Material supplied:
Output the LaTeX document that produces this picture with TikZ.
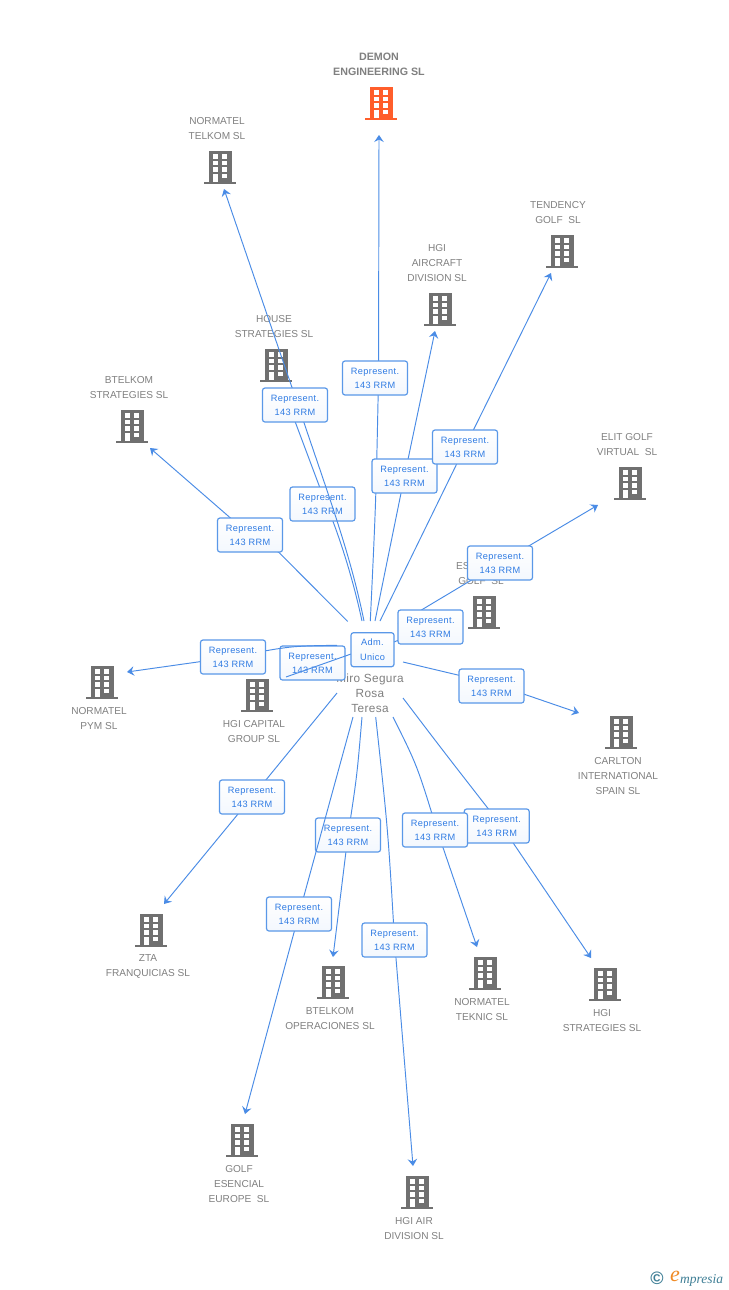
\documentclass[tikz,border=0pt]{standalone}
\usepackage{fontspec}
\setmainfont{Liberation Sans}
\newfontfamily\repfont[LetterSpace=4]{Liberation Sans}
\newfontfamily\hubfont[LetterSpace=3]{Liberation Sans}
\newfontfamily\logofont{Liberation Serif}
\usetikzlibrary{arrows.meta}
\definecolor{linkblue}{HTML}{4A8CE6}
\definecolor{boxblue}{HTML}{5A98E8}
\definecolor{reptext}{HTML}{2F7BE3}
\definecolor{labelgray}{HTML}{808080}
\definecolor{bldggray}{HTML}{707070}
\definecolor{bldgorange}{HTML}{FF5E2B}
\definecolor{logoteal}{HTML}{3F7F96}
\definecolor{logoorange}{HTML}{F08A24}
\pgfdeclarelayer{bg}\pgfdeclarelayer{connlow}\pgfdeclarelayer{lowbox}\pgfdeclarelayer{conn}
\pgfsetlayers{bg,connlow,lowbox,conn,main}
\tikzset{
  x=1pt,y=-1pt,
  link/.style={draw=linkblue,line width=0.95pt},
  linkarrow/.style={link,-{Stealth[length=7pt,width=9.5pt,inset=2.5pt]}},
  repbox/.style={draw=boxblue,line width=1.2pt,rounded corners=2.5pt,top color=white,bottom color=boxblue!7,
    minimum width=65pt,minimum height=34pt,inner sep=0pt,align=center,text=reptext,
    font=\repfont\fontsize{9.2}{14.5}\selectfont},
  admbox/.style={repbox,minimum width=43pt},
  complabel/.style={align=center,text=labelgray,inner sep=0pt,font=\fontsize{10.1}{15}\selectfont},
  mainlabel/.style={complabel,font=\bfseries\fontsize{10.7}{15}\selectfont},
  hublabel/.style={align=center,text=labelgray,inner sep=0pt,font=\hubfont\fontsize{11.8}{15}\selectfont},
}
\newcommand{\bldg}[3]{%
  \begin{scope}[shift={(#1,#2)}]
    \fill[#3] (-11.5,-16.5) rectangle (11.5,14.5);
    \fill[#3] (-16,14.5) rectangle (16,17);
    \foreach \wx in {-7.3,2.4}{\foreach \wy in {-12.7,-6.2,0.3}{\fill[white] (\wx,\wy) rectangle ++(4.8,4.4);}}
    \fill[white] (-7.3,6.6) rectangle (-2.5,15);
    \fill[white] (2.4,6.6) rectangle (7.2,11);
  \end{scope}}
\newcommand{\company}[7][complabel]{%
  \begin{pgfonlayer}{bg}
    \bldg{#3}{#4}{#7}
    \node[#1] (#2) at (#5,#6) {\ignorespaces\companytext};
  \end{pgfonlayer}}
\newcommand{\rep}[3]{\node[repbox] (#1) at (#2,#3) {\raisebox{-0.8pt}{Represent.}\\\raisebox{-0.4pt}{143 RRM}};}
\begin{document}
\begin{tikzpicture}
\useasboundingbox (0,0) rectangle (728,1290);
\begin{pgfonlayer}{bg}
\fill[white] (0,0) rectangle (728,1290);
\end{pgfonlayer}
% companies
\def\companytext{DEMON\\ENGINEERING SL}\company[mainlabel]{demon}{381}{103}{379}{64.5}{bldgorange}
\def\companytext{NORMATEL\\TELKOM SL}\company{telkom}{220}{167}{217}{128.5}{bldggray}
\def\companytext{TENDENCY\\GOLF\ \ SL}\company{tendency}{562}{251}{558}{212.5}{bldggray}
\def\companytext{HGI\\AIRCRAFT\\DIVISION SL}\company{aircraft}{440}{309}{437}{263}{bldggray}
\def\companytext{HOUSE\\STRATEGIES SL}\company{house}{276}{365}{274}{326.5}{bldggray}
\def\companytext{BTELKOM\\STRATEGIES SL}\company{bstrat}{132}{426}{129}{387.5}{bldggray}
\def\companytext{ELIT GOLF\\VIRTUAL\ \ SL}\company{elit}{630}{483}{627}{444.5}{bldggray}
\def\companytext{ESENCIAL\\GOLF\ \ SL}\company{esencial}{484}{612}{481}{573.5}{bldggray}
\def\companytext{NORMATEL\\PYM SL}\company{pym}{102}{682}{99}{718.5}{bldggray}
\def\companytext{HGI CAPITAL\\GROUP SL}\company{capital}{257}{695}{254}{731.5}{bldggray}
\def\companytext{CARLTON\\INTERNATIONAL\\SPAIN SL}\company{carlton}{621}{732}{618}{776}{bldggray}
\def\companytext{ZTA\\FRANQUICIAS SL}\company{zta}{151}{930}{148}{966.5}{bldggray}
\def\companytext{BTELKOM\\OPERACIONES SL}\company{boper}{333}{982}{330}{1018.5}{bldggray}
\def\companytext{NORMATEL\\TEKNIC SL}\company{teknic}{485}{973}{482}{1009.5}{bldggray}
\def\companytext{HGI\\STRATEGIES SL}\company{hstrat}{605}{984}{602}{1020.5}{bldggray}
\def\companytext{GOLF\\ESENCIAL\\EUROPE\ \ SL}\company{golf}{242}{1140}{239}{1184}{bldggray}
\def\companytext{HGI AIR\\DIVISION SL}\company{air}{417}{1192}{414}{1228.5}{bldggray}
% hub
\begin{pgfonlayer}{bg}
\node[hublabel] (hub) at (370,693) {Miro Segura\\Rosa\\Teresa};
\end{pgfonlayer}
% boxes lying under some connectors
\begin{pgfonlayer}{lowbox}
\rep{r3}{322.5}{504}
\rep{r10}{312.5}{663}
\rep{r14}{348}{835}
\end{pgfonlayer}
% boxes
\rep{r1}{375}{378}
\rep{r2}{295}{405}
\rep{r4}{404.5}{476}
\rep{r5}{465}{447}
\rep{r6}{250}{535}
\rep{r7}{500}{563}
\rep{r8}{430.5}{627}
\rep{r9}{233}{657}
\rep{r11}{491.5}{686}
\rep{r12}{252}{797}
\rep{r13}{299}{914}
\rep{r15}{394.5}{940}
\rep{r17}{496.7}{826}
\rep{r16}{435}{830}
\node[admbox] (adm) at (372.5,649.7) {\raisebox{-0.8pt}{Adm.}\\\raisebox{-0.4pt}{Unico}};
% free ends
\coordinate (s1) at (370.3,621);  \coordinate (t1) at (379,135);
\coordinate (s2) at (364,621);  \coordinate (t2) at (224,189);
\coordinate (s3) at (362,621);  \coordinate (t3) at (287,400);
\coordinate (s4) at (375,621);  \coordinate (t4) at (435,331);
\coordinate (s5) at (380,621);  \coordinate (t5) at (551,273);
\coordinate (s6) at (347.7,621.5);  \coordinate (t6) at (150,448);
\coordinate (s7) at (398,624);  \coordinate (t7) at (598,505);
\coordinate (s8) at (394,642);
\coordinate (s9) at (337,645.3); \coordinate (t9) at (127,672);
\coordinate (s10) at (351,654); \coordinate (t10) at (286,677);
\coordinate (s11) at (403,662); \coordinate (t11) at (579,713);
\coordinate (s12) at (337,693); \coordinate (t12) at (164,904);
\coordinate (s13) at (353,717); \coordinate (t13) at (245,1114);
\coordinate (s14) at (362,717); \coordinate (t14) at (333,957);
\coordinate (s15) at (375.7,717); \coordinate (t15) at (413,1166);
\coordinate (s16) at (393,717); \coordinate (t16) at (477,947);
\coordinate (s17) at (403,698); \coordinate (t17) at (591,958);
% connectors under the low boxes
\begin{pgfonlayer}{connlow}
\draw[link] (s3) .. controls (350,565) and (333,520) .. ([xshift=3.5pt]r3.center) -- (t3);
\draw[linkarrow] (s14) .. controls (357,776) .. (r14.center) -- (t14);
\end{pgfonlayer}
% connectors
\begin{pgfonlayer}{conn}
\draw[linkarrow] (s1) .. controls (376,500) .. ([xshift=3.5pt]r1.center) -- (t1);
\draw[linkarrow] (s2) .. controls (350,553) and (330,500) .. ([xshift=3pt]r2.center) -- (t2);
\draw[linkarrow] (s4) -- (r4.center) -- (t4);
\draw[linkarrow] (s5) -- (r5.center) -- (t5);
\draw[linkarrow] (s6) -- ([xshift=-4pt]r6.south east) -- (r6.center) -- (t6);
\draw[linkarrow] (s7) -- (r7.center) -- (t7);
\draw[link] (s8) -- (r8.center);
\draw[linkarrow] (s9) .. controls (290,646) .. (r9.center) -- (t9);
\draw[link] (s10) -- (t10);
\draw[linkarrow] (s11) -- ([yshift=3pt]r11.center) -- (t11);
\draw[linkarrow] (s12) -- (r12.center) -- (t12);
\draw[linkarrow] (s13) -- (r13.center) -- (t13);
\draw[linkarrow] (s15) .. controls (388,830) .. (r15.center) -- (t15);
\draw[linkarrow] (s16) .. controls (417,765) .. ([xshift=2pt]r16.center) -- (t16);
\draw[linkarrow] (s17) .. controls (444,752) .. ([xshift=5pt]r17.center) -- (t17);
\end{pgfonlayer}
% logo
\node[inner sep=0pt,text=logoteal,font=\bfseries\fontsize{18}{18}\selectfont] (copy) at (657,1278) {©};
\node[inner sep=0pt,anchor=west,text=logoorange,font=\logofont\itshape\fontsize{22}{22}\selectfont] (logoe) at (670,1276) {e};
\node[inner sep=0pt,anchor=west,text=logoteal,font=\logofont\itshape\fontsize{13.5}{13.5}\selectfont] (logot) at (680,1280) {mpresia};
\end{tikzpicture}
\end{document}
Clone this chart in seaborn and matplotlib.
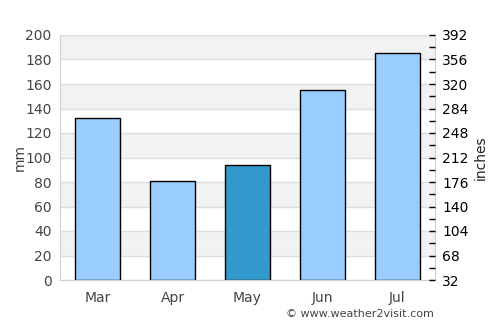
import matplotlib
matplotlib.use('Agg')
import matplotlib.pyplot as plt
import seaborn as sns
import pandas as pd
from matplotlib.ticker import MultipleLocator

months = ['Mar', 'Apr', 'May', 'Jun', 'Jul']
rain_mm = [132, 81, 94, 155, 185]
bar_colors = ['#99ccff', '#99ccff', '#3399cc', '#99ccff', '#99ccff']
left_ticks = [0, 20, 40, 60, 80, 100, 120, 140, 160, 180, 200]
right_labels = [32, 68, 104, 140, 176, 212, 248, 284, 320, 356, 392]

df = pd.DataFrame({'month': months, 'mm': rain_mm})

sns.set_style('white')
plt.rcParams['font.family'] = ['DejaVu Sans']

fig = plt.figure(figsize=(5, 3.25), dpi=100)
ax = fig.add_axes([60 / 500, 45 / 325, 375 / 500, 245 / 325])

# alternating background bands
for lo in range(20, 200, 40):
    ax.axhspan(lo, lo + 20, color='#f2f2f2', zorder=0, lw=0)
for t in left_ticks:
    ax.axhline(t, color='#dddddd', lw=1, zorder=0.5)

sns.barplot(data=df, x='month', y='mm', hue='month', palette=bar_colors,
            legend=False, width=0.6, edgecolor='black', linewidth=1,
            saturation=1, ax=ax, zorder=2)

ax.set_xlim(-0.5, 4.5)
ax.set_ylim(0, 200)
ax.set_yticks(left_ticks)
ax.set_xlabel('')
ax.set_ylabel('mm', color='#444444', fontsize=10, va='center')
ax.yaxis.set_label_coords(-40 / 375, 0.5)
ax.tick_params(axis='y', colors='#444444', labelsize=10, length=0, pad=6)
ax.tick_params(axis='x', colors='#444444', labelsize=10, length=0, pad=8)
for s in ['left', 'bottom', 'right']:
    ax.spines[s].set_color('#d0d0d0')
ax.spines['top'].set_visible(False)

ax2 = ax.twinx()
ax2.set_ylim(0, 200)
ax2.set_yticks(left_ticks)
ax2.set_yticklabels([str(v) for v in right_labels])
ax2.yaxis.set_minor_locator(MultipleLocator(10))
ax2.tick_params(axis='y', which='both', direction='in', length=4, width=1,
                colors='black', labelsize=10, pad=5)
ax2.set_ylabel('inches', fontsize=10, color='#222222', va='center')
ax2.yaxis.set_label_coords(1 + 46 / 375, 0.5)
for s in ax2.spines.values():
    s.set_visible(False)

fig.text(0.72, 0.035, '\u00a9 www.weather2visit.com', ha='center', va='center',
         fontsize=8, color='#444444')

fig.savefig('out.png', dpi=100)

Stated task:
Between the line with "Clone this chart in seaborn and matplotlib." and the line with "saturation=1, ax=ax, zorder=2)", ends included, lies the span to copy exactly; copy nothing else and leave out the pictures.

Answer below:
Clone this chart in seaborn and matplotlib.
import matplotlib
matplotlib.use('Agg')
import matplotlib.pyplot as plt
import seaborn as sns
import pandas as pd
from matplotlib.ticker import MultipleLocator

months = ['Mar', 'Apr', 'May', 'Jun', 'Jul']
rain_mm = [132, 81, 94, 155, 185]
bar_colors = ['#99ccff', '#99ccff', '#3399cc', '#99ccff', '#99ccff']
left_ticks = [0, 20, 40, 60, 80, 100, 120, 140, 160, 180, 200]
right_labels = [32, 68, 104, 140, 176, 212, 248, 284, 320, 356, 392]

df = pd.DataFrame({'month': months, 'mm': rain_mm})

sns.set_style('white')
plt.rcParams['font.family'] = ['DejaVu Sans']

fig = plt.figure(figsize=(5, 3.25), dpi=100)
ax = fig.add_axes([60 / 500, 45 / 325, 375 / 500, 245 / 325])

# alternating background bands
for lo in range(20, 200, 40):
    ax.axhspan(lo, lo + 20, color='#f2f2f2', zorder=0, lw=0)
for t in left_ticks:
    ax.axhline(t, color='#dddddd', lw=1, zorder=0.5)

sns.barplot(data=df, x='month', y='mm', hue='month', palette=bar_colors,
            legend=False, width=0.6, edgecolor='black', linewidth=1,
            saturation=1, ax=ax, zorder=2)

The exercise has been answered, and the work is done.